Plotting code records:
————————

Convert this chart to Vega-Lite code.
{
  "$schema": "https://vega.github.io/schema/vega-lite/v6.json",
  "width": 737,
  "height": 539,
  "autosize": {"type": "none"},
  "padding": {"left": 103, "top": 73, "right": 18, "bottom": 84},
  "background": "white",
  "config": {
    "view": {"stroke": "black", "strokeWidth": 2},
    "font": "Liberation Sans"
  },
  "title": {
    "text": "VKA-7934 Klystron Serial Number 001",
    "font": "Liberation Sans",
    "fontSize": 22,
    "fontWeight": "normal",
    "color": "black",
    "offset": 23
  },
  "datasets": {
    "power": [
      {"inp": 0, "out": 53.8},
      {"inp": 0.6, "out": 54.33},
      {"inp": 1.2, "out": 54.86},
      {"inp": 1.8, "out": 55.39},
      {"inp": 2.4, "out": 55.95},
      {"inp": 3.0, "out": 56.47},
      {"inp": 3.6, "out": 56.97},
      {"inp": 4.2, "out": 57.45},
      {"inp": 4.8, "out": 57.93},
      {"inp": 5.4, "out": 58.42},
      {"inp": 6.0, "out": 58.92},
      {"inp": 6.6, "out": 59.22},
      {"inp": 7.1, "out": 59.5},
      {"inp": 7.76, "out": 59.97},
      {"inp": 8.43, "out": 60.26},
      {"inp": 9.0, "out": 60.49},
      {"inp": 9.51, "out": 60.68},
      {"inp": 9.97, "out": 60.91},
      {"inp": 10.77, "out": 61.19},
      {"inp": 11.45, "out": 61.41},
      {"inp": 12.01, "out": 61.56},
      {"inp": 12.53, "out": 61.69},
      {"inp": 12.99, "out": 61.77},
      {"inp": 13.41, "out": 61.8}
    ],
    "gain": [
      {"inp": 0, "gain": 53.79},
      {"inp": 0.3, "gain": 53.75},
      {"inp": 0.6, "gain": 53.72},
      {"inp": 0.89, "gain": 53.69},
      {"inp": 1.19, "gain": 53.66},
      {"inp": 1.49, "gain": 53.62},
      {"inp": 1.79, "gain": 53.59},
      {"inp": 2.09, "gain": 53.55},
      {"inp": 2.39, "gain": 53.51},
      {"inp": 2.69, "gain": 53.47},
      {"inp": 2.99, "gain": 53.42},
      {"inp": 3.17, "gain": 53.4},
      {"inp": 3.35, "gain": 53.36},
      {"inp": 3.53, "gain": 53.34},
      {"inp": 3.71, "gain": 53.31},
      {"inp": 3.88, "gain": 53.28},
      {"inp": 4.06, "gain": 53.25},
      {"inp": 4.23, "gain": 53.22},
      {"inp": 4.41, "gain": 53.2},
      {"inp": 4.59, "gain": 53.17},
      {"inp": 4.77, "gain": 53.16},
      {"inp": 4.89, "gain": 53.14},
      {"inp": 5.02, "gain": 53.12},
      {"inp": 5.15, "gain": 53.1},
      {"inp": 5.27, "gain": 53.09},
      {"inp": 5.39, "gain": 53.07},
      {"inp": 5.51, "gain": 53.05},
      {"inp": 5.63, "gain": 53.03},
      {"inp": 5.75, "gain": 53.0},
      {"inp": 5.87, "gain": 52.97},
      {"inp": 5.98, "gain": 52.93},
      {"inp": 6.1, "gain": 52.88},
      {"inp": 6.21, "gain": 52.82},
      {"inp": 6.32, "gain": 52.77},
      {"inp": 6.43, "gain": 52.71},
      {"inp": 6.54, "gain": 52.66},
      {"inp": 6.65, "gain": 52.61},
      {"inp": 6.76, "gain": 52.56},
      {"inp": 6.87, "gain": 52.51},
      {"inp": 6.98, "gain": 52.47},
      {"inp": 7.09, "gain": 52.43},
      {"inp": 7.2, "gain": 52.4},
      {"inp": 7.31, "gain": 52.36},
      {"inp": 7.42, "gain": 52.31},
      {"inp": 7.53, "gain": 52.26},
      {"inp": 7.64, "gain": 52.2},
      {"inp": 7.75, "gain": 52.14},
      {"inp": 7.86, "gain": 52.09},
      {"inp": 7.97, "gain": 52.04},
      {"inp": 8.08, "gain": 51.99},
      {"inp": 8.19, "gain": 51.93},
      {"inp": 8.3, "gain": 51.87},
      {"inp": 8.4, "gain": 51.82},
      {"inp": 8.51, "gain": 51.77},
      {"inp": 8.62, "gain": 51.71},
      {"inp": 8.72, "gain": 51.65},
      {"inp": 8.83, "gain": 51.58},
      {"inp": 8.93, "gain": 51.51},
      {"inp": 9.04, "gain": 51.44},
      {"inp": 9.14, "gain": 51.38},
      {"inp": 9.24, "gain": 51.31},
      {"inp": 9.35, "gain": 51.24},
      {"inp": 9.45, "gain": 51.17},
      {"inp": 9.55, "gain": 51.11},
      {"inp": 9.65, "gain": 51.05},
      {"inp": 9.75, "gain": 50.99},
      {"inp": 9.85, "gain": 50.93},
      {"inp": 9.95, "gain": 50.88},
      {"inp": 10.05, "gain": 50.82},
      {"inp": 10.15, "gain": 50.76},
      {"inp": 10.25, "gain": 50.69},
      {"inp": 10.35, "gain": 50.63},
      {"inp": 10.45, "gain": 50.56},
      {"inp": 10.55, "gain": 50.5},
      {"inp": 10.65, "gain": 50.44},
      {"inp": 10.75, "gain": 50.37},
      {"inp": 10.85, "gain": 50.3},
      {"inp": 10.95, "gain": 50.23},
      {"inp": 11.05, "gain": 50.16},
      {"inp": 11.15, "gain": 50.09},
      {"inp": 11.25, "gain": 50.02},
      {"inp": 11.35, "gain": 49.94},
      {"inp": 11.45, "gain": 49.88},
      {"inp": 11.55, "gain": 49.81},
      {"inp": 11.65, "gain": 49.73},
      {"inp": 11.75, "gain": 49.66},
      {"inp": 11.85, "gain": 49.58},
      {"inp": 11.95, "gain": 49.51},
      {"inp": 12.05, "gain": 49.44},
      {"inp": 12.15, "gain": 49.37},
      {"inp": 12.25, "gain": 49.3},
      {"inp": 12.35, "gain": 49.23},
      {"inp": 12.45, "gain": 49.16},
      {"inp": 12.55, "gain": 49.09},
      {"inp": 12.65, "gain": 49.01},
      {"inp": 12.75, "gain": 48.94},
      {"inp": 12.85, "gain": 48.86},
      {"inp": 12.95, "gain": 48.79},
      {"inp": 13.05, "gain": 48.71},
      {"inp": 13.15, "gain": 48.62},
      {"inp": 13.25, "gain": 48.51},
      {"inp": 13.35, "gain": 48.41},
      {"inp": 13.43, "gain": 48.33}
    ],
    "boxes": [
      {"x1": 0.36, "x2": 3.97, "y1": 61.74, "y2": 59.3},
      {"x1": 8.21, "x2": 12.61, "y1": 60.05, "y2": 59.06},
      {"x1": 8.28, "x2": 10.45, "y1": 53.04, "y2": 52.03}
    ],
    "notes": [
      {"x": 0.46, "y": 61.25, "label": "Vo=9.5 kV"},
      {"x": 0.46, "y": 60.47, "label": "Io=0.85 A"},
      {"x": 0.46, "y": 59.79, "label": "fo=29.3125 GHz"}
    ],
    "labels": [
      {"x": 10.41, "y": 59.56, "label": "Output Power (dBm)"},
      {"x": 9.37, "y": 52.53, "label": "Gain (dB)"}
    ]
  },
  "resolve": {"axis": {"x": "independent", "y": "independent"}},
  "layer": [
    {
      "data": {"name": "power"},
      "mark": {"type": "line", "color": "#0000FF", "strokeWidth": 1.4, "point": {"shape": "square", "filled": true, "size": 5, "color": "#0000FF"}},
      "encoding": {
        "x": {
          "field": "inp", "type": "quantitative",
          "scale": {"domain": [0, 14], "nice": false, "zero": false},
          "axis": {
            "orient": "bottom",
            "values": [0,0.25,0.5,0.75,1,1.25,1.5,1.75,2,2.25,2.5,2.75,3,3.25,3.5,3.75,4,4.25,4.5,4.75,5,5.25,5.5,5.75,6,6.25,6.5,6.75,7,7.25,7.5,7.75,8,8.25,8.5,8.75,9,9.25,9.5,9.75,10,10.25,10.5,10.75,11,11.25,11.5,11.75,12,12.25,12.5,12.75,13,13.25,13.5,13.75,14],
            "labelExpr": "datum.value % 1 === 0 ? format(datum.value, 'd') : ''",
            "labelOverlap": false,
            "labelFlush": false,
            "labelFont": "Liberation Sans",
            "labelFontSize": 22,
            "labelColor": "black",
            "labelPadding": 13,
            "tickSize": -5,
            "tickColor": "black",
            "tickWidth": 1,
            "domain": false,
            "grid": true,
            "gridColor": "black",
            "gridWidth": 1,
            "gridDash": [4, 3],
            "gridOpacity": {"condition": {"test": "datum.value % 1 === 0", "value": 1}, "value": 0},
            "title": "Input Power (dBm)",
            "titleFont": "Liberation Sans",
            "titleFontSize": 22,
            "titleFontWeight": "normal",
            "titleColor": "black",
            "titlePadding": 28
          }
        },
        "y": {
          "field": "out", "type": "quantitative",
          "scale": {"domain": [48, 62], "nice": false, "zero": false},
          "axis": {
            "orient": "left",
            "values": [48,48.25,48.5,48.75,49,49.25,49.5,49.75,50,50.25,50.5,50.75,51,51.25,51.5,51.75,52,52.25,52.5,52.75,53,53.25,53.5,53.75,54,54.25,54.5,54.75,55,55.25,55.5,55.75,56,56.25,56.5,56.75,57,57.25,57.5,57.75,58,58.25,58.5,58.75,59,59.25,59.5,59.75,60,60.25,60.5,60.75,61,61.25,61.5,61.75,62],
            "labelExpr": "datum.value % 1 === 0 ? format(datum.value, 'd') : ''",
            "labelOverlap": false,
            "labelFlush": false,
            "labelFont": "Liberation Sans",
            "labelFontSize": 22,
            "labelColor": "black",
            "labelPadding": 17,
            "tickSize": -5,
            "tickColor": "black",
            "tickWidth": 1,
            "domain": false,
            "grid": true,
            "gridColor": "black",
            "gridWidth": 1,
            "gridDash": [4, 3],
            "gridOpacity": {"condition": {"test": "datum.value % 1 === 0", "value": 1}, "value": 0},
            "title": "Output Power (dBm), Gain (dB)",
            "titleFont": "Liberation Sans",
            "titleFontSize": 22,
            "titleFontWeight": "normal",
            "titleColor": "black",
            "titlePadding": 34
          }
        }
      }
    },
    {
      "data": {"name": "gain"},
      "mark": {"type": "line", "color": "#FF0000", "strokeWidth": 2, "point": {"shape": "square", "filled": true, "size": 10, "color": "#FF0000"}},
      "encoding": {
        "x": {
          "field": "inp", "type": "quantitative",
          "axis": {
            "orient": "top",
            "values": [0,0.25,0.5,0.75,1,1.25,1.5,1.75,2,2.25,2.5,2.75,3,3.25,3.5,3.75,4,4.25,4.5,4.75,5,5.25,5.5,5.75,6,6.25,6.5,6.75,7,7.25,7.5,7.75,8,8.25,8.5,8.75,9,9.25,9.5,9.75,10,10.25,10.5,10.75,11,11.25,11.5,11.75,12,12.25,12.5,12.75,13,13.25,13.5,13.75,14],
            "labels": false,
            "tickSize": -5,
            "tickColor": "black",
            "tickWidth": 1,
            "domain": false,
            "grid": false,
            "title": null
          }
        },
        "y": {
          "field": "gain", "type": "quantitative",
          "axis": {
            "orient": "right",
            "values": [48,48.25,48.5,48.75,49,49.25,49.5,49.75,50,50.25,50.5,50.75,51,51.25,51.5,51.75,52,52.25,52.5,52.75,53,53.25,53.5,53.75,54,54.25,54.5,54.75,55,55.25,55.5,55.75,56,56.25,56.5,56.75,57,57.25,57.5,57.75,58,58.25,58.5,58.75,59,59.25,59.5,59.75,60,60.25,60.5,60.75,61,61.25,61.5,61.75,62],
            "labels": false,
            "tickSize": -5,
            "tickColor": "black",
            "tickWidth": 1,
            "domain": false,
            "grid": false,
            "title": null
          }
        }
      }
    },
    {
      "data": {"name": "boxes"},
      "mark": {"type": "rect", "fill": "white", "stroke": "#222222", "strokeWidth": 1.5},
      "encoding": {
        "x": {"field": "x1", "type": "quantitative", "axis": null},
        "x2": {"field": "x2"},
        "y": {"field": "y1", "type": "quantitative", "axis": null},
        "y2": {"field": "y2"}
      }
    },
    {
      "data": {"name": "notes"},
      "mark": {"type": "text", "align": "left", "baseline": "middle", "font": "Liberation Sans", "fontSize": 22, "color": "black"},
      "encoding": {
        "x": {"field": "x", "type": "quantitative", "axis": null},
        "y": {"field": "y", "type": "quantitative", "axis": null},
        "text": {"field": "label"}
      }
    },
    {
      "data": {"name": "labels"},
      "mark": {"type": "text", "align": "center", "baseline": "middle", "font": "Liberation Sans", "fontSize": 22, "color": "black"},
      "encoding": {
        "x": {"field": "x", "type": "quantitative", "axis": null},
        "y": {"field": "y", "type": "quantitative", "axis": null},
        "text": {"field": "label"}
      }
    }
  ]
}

————————

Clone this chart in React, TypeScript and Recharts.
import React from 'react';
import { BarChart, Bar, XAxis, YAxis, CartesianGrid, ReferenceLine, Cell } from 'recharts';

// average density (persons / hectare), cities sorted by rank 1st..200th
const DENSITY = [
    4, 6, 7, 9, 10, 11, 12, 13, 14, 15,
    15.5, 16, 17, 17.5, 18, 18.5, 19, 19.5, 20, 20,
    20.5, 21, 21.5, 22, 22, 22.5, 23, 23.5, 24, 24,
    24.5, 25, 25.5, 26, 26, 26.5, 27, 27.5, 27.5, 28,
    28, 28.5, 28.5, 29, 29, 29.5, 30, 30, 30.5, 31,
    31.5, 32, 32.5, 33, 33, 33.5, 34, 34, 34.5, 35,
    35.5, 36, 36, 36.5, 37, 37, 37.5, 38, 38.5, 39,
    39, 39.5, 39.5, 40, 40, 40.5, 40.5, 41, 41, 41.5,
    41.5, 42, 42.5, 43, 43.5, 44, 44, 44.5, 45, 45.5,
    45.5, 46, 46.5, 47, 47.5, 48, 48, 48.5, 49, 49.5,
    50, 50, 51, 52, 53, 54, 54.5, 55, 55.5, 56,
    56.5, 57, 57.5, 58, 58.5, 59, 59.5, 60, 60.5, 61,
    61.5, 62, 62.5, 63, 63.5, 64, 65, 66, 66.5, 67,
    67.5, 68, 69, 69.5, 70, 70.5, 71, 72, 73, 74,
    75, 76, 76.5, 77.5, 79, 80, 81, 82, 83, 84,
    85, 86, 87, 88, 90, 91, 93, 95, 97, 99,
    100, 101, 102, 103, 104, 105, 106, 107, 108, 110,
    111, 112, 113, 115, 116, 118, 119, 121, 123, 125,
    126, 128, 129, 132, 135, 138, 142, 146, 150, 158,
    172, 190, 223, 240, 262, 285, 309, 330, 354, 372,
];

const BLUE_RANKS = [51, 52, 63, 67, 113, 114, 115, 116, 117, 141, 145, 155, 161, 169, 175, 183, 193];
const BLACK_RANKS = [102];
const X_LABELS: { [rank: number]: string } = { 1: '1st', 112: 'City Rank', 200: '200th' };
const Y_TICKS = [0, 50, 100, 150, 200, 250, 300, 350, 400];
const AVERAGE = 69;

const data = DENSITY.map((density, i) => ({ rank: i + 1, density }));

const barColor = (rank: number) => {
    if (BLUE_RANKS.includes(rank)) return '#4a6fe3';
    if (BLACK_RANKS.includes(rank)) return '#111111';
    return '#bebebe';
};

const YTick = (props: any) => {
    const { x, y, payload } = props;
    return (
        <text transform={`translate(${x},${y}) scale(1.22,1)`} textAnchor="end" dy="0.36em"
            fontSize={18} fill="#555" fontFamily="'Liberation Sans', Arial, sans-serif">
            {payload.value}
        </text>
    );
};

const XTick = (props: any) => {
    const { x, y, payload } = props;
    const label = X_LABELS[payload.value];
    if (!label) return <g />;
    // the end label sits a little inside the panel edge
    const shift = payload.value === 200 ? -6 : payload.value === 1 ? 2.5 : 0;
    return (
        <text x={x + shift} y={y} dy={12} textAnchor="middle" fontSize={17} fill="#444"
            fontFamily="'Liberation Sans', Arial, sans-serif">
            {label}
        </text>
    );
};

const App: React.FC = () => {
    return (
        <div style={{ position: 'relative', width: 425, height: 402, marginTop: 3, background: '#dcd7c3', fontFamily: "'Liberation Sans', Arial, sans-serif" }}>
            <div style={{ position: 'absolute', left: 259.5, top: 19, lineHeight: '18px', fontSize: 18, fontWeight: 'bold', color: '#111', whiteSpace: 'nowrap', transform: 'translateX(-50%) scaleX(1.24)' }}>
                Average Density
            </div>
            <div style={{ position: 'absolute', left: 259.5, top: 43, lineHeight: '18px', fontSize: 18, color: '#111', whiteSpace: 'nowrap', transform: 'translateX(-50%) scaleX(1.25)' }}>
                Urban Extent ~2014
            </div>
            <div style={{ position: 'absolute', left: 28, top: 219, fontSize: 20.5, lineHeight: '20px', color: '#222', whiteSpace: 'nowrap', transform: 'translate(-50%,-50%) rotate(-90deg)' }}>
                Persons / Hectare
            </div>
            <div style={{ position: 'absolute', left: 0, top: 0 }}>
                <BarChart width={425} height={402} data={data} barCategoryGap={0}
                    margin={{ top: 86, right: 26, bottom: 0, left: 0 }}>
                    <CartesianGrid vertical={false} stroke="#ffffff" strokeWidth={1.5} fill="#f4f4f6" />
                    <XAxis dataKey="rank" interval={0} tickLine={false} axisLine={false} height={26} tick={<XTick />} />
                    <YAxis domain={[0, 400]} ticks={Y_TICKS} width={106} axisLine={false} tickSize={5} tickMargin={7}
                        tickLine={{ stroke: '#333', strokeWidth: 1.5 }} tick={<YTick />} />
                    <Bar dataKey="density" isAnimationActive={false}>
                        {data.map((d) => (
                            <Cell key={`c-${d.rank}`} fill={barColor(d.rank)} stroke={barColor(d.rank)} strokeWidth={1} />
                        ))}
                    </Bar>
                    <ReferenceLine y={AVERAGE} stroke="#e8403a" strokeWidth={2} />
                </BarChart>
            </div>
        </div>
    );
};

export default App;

————————

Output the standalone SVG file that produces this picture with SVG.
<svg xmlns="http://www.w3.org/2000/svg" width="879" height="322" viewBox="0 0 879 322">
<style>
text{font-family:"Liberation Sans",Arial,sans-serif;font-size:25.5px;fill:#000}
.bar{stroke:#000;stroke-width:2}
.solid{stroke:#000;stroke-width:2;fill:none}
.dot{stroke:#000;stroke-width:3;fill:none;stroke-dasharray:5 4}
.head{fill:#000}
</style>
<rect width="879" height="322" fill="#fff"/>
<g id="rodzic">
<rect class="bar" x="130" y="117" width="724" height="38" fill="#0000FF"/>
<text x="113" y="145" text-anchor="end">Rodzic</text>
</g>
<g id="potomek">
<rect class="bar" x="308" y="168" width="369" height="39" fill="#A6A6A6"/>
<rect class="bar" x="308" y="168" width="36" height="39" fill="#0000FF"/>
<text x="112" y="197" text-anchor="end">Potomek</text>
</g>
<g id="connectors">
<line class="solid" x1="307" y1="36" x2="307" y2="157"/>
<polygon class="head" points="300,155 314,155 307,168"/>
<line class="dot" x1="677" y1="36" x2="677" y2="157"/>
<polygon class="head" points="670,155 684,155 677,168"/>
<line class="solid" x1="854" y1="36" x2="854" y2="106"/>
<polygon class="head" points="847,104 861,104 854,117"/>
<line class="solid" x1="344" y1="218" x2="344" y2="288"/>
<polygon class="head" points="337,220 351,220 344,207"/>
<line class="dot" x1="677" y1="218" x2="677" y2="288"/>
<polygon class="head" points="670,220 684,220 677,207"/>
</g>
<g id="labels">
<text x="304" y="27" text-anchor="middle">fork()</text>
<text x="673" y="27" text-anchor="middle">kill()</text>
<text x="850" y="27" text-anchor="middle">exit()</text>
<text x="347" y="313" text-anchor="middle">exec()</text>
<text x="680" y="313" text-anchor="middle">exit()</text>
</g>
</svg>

————————

◆ STATED EXERCISE: Transcribe each line of the data above, unaltered, from the one where "Clone this chart" appears to the one where "CartesianGrid, ReferenceLine, Cell" appears, inclusive of both.

◆ RESPONSE TO THIS TASK:
Clone this chart in React, TypeScript and Recharts.
import React from 'react';
import { BarChart, Bar, XAxis, YAxis, CartesianGrid, ReferenceLine, Cell } from 'recharts';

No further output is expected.